The major improvements compared to previous iterations are: 1) Auxiliary-Loss-Free Load Balancing 2) Node-limited routing 3) Multi-token prediction training 4) FP8 Mixed Precision Training 5) DualPipe for efficient pipeline parallelism 6) Efficient cross-node all-to-all communication

Purpose of design components and techniques

Auxiliary-Loss-Free Load Balancing:

The reason for Load Balancing is to balance expert accesses. Experts need to be balanced in order to avoid routing collapse. In addition, load balancing helps improve computational efficiency for expert parallelism (the whole expert is handled by 1 GPU). One solution to this problem is auxiliary loss. Auxiliary loss adds an additional reward/penalty for balancing experts. However, this paper found that this could harm model performance. Their new solution is to introduce a bias term used only for routing.

Node-limited routing:

To limit communication costs during training, “ensure that each token will be sent to at most 𝑀 nodes, which are selected according to the sum of the highest 𝐾𝑟/𝑀 affinity scores of the experts distributed on each node”. In other words, the communication costs will be kept in check.

Multi-token prediction training:

Instead of parallely predicting additional tokens using independent output heads, this paper presents a way to sequentially predict additional tokens and keep the complete causal chain at each prediction depth.

FP8 mixed precision training

Memory is often the bottleneck, and this technique helps avoid that. The way to do this is by quantizing smaller chunks instead of entire tensors into FP8. Another method that was used is Online quantization, or calculating scaling factors on the fly. Master weights are still FP32 to maintain stability, and communication is done in BF16.

The researchers were able to validate its effectiveness on an extremely large-scale model. This ultimately optimized the memory footprint.

DualPipe:

An algorithm for efficient pipeline parallelism that hides most of the communication during training through computation-communication overlap. This solves issues arising from cross-node expert parallelism. How this works is it overlaps forward/backward computation with communication.

Efficient cross-node all-to-all communication kernels:

These were used to fully utilize InfiniBand (IB) and NVLink bandwidths, and overcome the communication bottleneck in cross-node MoE training using near full computation-communication overlap. Each token is limited to be dispatched to at most 4 nodes, then instantaneously the specific GPU hosting the expert. This was built using NVLink, IB.
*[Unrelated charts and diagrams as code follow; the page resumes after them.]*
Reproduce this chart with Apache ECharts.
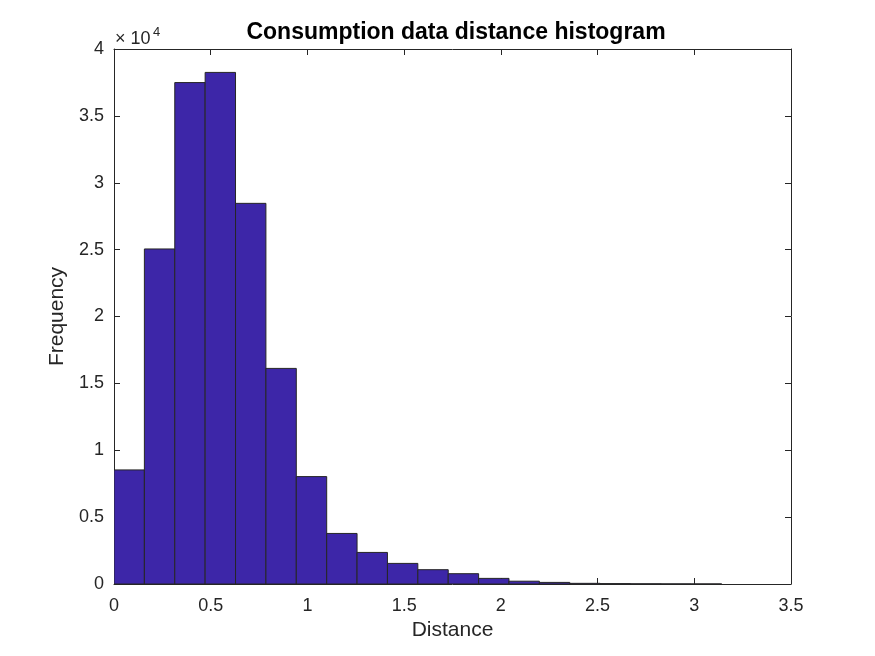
<!DOCTYPE html>
<html>
<head>
<meta charset="utf-8">
<script src="https://cdn.jsdelivr.net/npm/echarts@6/dist/echarts.min.js"></script>
<style>html,body{margin:0;padding:0;background:#fff}#c{width:875px;height:656px}</style>
</head>
<body>
<div id="c"></div>
<script>
// Histogram bin edges (distance) and counts (frequency)
const binEdges = [0, 0.1571, 0.3142, 0.4712, 0.6283, 0.7854, 0.9425, 1.0996, 1.2566, 1.4137, 1.5708,
  1.7279, 1.885, 2.042, 2.1991, 2.3562, 2.5133, 2.6704, 2.8274, 2.9845, 3.1416];
const counts = [8530, 25050, 37490, 38250, 28460, 16120, 8030, 3780, 2360, 1540, 1070,
  770, 420, 210, 120, 50, 30, 15, 8, 4];
const xTicks = [0, 0.5, 1, 1.5, 2, 2.5, 3, 3.5];
const yTickLabels = ['0', '0.5', '1', '1.5', '2', '2.5', '3', '3.5', '4'];

const FONT = 'Liberation Sans, Arial, Helvetica, sans-serif';
const INK = '#262626';

const data = counts.map((c, i) => [binEdges[i], binEdges[i + 1], c]);

const chart = echarts.init(document.getElementById('c'), null, {renderer: 'canvas'});
const axisCommon = {
  axisLine: {show: true, onZero: false, lineStyle: {color: INK, width: 1}},
  axisTick: {show: true, inside: true, length: 6, lineStyle: {color: INK}},
  splitLine: {show: false}
};
chart.setOption({
  animation: false,
  backgroundColor: '#fff',
  title: {
    text: 'Consumption data distance histogram',
    left: 456, top: 21, textAlign: 'center', padding: 0,
    textStyle: {fontFamily: FONT, fontSize: 23, fontWeight: 'bold', color: '#000'}
  },
  grid: {left: 114, right: 84, top: 49, bottom: 72},
  xAxis: [
    Object.assign({
      type: 'value', min: 0, max: 3.5, interval: 0.5,
      name: 'Distance', nameLocation: 'middle', nameGap: 36,
      nameTextStyle: {fontFamily: FONT, fontSize: 21, color: INK},
      axisLabel: {fontFamily: FONT, fontSize: 18, color: INK, margin: 13,
        formatter: v => { const i = xTicks.indexOf(+v.toFixed(2)); return i >= 0 ? String(xTicks[i]) : ''; }}
    }, axisCommon),
    Object.assign({
      type: 'value', position: 'top', min: 0, max: 3.5, interval: 0.5,
      axisLabel: {show: false}
    }, axisCommon)
  ],
  yAxis: [
    Object.assign({
      type: 'value', min: 0, max: 40000, interval: 5000,
      name: 'Frequency', nameLocation: 'middle', nameGap: 46, nameRotate: 90,
      nameTextStyle: {fontFamily: FONT, fontSize: 21, color: INK},
      axisLabel: {fontFamily: FONT, fontSize: 18, color: INK, margin: 10,
        formatter: v => yTickLabels[Math.round(v / 5000)] || ''}
    }, axisCommon),
    Object.assign({
      type: 'value', position: 'right', min: 0, max: 40000, interval: 5000,
      axisLabel: {show: false}
    }, axisCommon)
  ],
  graphic: [
    {type: 'text', left: 115, top: 30,
     style: {text: '× 10', fontFamily: FONT, fontSize: 18, fill: INK}},
    {type: 'text', left: 153, top: 26,
     style: {text: '4', fontFamily: FONT, fontSize: 13, fill: INK}}
  ],
  series: [{
    type: 'custom',
    xAxisIndex: 0, yAxisIndex: 0,
    clip: true,
    data: data,
    encode: {x: [0, 1], y: 2},
    renderItem: function (params, api) {
      const p0 = api.coord([api.value(0), 0]);
      const p1 = api.coord([api.value(1), api.value(2)]);
      return {
        type: 'rect',
        shape: {x: p0[0], y: p1[1], width: p1[0] - p0[0], height: p0[1] - p1[1]},
        style: {fill: '#3d26a8', stroke: '#262626', lineWidth: 1}
      };
    }
  }]
});
</script>
</body>
</html>
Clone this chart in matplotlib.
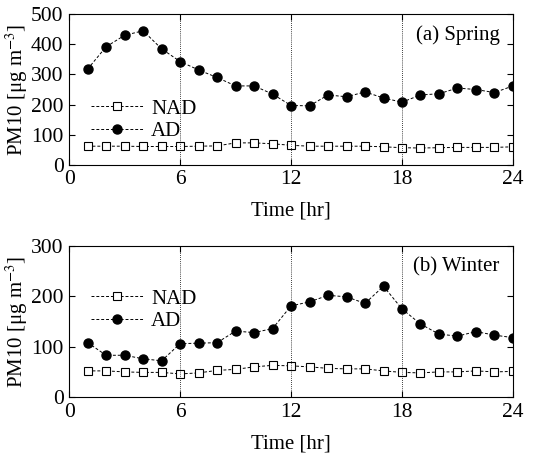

On top of these techniques, the researchers used Supervised Fine-Tuning and Reinforcement Learning.

Deployment stages:

Prefilling: redundant experts, which duplicates high-load experts and deploys them redundantly Decoding: Shared expert always selected (high-load)

Strengths and Weaknesses

The paper had multiple strengths. It showed that using DualPipe to overlap computation and communication made it so that training this model did not need so many GPU hours. It also showed that load balancing does not necessarily require auxiliary loss. One weakness of DeepSeek V3 is that these systems improvements could have been applied to post-training as well, in order to boost reasoning and alignment.

Room for improvement

In order to boost efficient reasoning on specific domains (which is very relevant for agents), small language models can be post-trained. One scope for improvement could be to apply the Auxiliary-loss-free load balancing beyond Mixture-of-Experts, and have a Mixture-of-Models, where each model is a Small Language Model that is best at a certain domain. During inference, this technique could also use shortest majority vote to quickly output tokens. Finally, inference-time scaling can be used to provide compute for both these reasoning SLMs.